As MRC wrote before, Sasol Ltd. said its Lake Charles Chemicals Project in Louisiana remains shut, though no apparent damage to equipment was found following the nearby landfall of Hurricane Delta. While a preliminary assessment is underway, crews also indicated no flooding damage was experienced at the site from the hurricane that hit on Oct. 9, the company said in a reply to questions. Some power supply was lost overnight. “We will resume the coordinated startup sequence of Sasol’s Lake Charles facilities when it is safe to do so,” the company said. “Start-up will depend on the availability of electricity and other feedstocks as well as the restoration process underway from Hurricane Laura.”
Ethylene and propylene are feedstocks for producing polyethylene (PE) and polypropylene (PP).
According to MRC's ScanPlast report, Russia's estimated PE consumption totalled 1,496,500 tonnes in the first eight months of 2020, up by 5% year on year.
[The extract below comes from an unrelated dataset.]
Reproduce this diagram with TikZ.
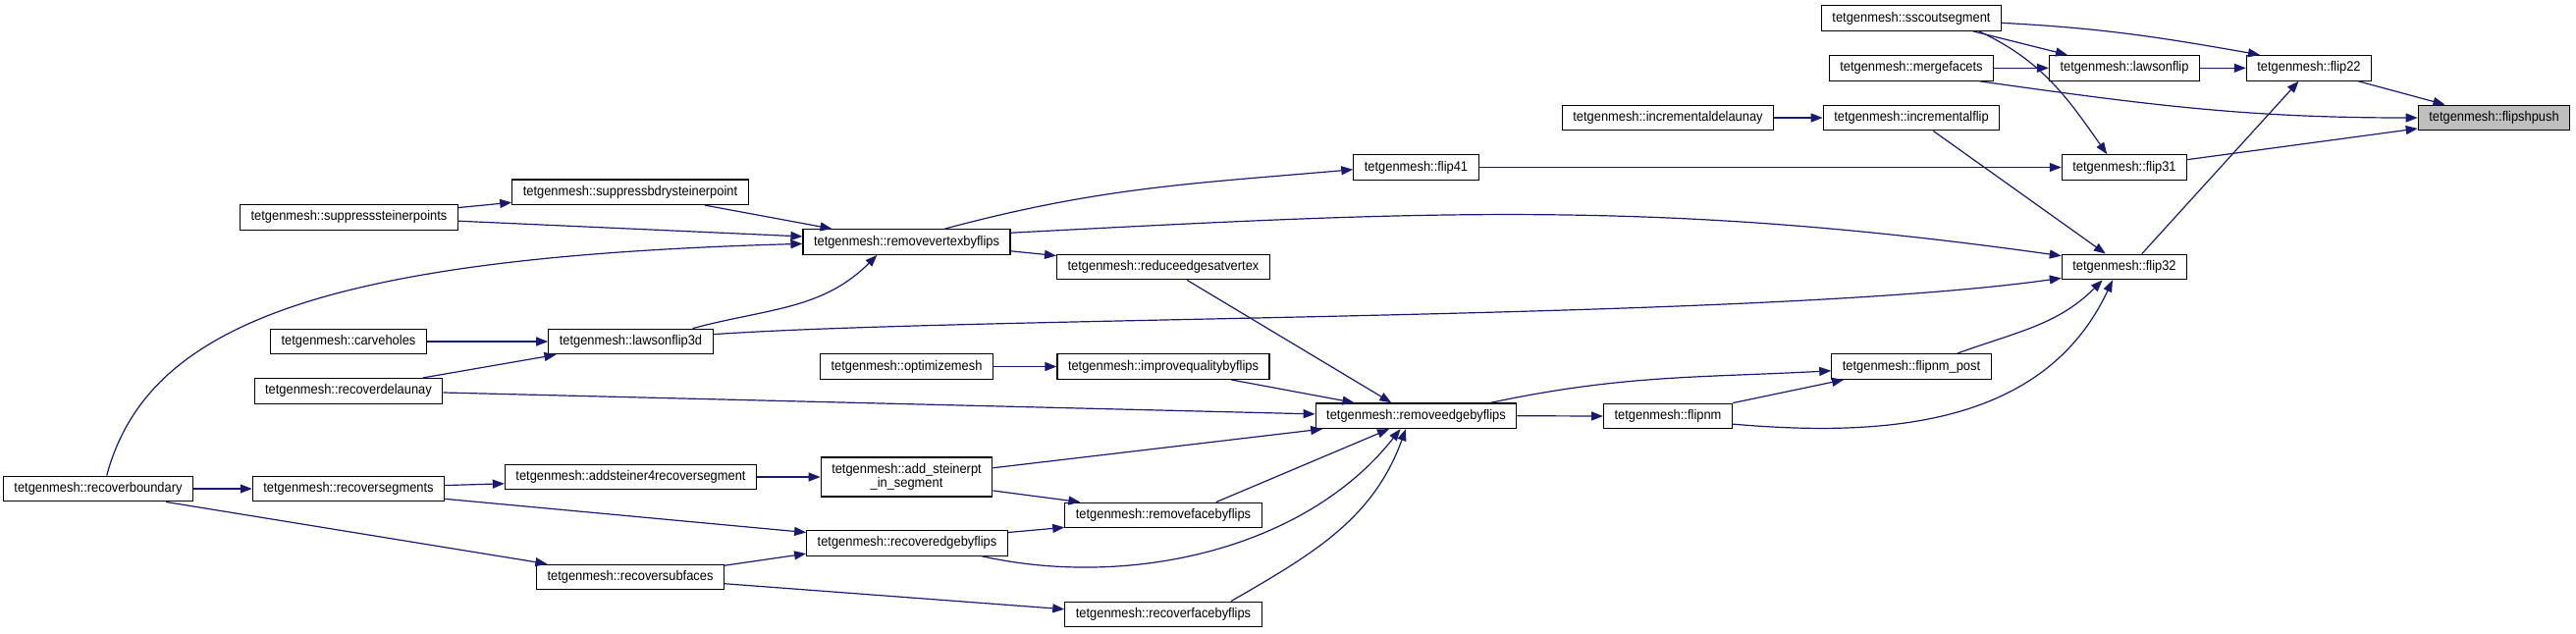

Shipments of all ethylene polymers increased, except for linear low desnity polyethylene (LLDPE). At the same time, PP shipments to the Russian market reached 767,2900 tonnes in the eight months of 2020 (calculated using the formula - production minus exports plus imports - and not counting producers' inventories as of 1 January, 2020). Supply increased exclusively of PP random copolymer.